**CHALLENGE:**
The data below should be printed in full, exactly, and without any of its images.

________________________________________

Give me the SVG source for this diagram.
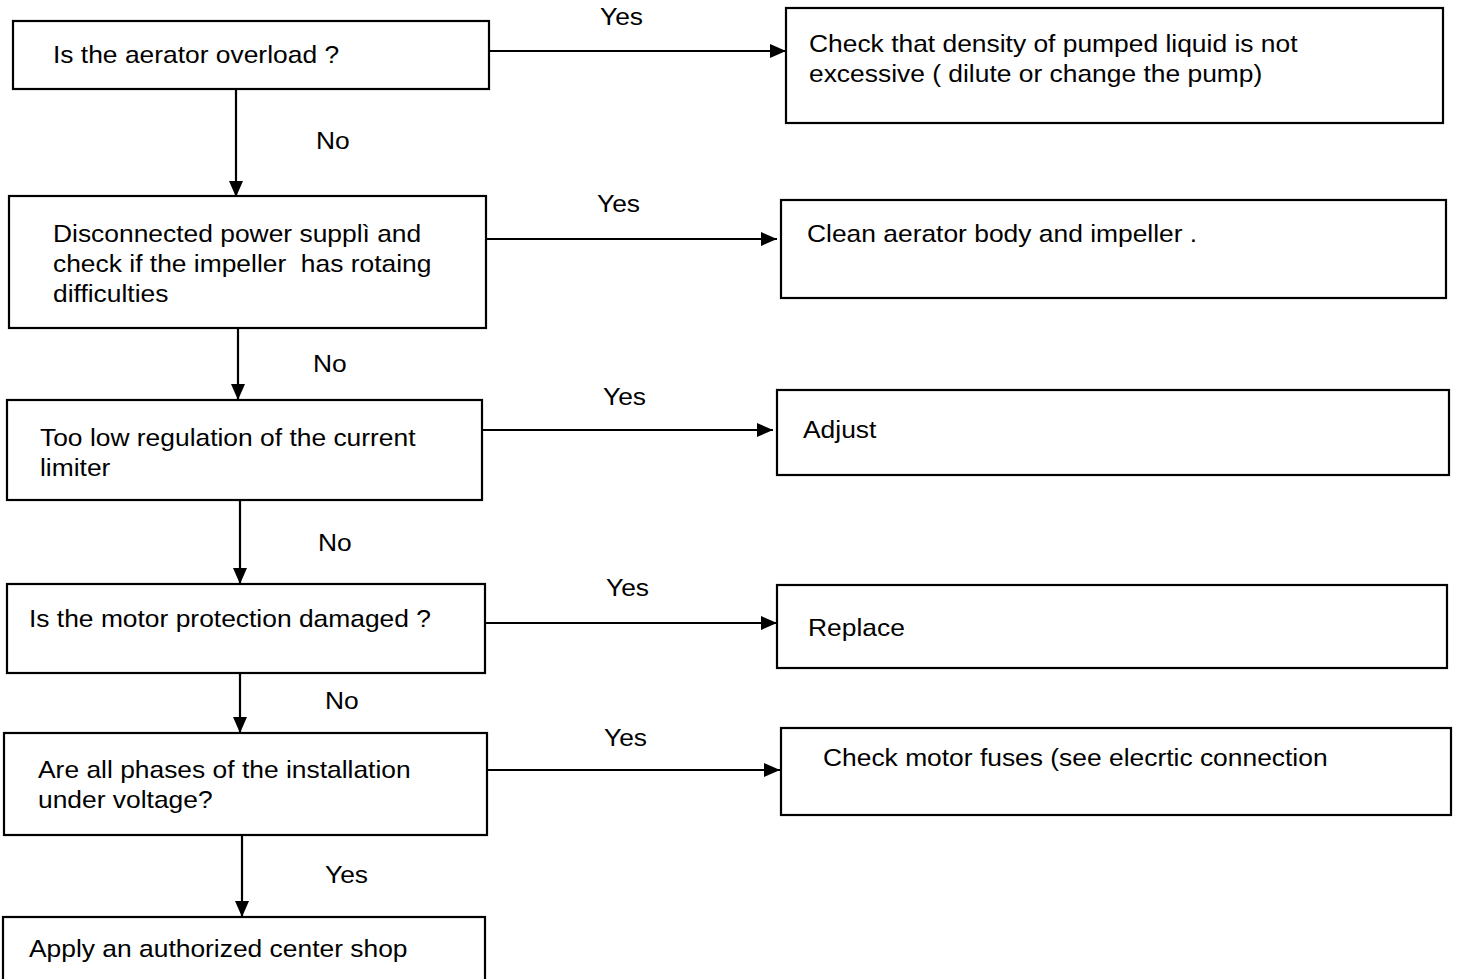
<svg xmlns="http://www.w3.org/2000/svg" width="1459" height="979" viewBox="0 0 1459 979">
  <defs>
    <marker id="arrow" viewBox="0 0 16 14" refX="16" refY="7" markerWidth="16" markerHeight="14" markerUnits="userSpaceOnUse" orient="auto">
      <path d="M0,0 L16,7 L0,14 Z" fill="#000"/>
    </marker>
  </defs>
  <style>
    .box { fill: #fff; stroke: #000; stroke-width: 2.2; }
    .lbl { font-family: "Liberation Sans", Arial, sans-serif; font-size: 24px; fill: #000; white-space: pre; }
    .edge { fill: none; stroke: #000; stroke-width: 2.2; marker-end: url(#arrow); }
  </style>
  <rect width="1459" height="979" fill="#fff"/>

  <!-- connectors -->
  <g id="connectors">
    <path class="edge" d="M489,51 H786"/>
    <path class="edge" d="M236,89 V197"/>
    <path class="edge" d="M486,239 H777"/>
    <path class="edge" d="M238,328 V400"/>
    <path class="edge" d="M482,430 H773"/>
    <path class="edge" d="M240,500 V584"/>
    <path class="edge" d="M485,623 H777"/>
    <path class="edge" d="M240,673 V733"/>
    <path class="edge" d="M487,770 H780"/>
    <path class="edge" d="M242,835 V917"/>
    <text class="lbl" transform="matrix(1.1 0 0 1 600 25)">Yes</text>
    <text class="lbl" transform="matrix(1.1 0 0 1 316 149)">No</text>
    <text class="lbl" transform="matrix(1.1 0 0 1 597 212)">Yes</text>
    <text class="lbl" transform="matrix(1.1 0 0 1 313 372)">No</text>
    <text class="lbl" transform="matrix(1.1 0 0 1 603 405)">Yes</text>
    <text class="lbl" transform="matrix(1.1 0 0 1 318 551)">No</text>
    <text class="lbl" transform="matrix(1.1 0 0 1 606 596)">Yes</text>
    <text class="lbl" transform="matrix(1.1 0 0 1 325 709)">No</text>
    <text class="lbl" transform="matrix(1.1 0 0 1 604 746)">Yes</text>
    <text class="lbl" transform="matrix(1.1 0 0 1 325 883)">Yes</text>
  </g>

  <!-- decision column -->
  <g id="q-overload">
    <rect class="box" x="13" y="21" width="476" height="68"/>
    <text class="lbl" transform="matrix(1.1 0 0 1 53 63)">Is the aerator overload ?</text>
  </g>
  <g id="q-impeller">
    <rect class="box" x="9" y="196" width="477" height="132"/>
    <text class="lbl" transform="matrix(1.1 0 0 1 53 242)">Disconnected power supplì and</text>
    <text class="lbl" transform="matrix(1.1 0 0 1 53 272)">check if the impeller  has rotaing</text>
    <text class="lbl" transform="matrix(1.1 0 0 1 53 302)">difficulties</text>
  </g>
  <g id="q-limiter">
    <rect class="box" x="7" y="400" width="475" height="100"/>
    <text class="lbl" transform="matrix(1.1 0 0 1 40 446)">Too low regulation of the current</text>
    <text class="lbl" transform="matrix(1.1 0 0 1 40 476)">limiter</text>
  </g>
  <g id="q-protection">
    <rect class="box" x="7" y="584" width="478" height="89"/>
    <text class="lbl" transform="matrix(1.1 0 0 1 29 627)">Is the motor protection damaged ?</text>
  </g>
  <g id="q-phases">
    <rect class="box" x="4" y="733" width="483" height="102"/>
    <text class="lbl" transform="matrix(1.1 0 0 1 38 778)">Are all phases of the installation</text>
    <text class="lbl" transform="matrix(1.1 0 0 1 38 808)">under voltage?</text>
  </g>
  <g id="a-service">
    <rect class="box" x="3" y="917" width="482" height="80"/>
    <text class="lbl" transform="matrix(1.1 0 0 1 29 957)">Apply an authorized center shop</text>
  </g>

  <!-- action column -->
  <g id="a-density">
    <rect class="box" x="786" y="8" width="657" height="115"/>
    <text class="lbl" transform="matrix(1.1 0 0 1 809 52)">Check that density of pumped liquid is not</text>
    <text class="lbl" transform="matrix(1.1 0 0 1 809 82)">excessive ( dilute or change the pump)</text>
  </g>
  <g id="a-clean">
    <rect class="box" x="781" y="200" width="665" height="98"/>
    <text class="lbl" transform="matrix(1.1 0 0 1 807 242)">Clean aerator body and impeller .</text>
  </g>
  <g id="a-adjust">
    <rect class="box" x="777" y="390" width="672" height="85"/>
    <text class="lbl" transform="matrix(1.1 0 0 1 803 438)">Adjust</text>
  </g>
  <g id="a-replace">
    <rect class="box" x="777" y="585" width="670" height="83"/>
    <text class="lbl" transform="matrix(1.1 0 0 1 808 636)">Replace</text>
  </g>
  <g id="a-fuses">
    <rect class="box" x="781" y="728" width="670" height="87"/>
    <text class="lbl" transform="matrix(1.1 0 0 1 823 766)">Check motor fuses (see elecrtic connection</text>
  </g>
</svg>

________________________________________

**RIGHT ANSWER:**
Give me the SVG source for this diagram.
<svg xmlns="http://www.w3.org/2000/svg" width="1459" height="979" viewBox="0 0 1459 979">
  <defs>
    <marker id="arrow" viewBox="0 0 16 14" refX="16" refY="7" markerWidth="16" markerHeight="14" markerUnits="userSpaceOnUse" orient="auto">
      <path d="M0,0 L16,7 L0,14 Z" fill="#000"/>
    </marker>
  </defs>
  <style>
    .box { fill: #fff; stroke: #000; stroke-width: 2.2; }
    .lbl { font-family: "Liberation Sans", Arial, sans-serif; font-size: 24px; fill: #000; white-space: pre; }
    .edge { fill: none; stroke: #000; stroke-width: 2.2; marker-end: url(#arrow); }
  </style>
  <rect width="1459" height="979" fill="#fff"/>

  <!-- connectors -->
  <g id="connectors">
    <path class="edge" d="M489,51 H786"/>
    <path class="edge" d="M236,89 V197"/>
    <path class="edge" d="M486,239 H777"/>
    <path class="edge" d="M238,328 V400"/>
    <path class="edge" d="M482,430 H773"/>
    <path class="edge" d="M240,500 V584"/>
    <path class="edge" d="M485,623 H777"/>
    <path class="edge" d="M240,673 V733"/>
    <path class="edge" d="M487,770 H780"/>
    <path class="edge" d="M242,835 V917"/>
    <text class="lbl" transform="matrix(1.1 0 0 1 600 25)">Yes</text>
    <text class="lbl" transform="matrix(1.1 0 0 1 316 149)">No</text>
    <text class="lbl" transform="matrix(1.1 0 0 1 597 212)">Yes</text>
    <text class="lbl" transform="matrix(1.1 0 0 1 313 372)">No</text>
    <text class="lbl" transform="matrix(1.1 0 0 1 603 405)">Yes</text>
    <text class="lbl" transform="matrix(1.1 0 0 1 318 551)">No</text>
    <text class="lbl" transform="matrix(1.1 0 0 1 606 596)">Yes</text>
    <text class="lbl" transform="matrix(1.1 0 0 1 325 709)">No</text>
    <text class="lbl" transform="matrix(1.1 0 0 1 604 746)">Yes</text>
    <text class="lbl" transform="matrix(1.1 0 0 1 325 883)">Yes</text>
  </g>

  <!-- decision column -->
  <g id="q-overload">
    <rect class="box" x="13" y="21" width="476" height="68"/>
    <text class="lbl" transform="matrix(1.1 0 0 1 53 63)">Is the aerator overload ?</text>
  </g>
  <g id="q-impeller">
    <rect class="box" x="9" y="196" width="477" height="132"/>
    <text class="lbl" transform="matrix(1.1 0 0 1 53 242)">Disconnected power supplì and</text>
    <text class="lbl" transform="matrix(1.1 0 0 1 53 272)">check if the impeller  has rotaing</text>
    <text class="lbl" transform="matrix(1.1 0 0 1 53 302)">difficulties</text>
  </g>
  <g id="q-limiter">
    <rect class="box" x="7" y="400" width="475" height="100"/>
    <text class="lbl" transform="matrix(1.1 0 0 1 40 446)">Too low regulation of the current</text>
    <text class="lbl" transform="matrix(1.1 0 0 1 40 476)">limiter</text>
  </g>
  <g id="q-protection">
    <rect class="box" x="7" y="584" width="478" height="89"/>
    <text class="lbl" transform="matrix(1.1 0 0 1 29 627)">Is the motor protection damaged ?</text>
  </g>
  <g id="q-phases">
    <rect class="box" x="4" y="733" width="483" height="102"/>
    <text class="lbl" transform="matrix(1.1 0 0 1 38 778)">Are all phases of the installation</text>
    <text class="lbl" transform="matrix(1.1 0 0 1 38 808)">under voltage?</text>
  </g>
  <g id="a-service">
    <rect class="box" x="3" y="917" width="482" height="80"/>
    <text class="lbl" transform="matrix(1.1 0 0 1 29 957)">Apply an authorized center shop</text>
  </g>

  <!-- action column -->
  <g id="a-density">
    <rect class="box" x="786" y="8" width="657" height="115"/>
    <text class="lbl" transform="matrix(1.1 0 0 1 809 52)">Check that density of pumped liquid is not</text>
    <text class="lbl" transform="matrix(1.1 0 0 1 809 82)">excessive ( dilute or change the pump)</text>
  </g>
  <g id="a-clean">
    <rect class="box" x="781" y="200" width="665" height="98"/>
    <text class="lbl" transform="matrix(1.1 0 0 1 807 242)">Clean aerator body and impeller .</text>
  </g>
  <g id="a-adjust">
    <rect class="box" x="777" y="390" width="672" height="85"/>
    <text class="lbl" transform="matrix(1.1 0 0 1 803 438)">Adjust</text>
  </g>
  <g id="a-replace">
    <rect class="box" x="777" y="585" width="670" height="83"/>
    <text class="lbl" transform="matrix(1.1 0 0 1 808 636)">Replace</text>
  </g>
  <g id="a-fuses">
    <rect class="box" x="781" y="728" width="670" height="87"/>
    <text class="lbl" transform="matrix(1.1 0 0 1 823 766)">Check motor fuses (see elecrtic connection</text>
  </g>
</svg>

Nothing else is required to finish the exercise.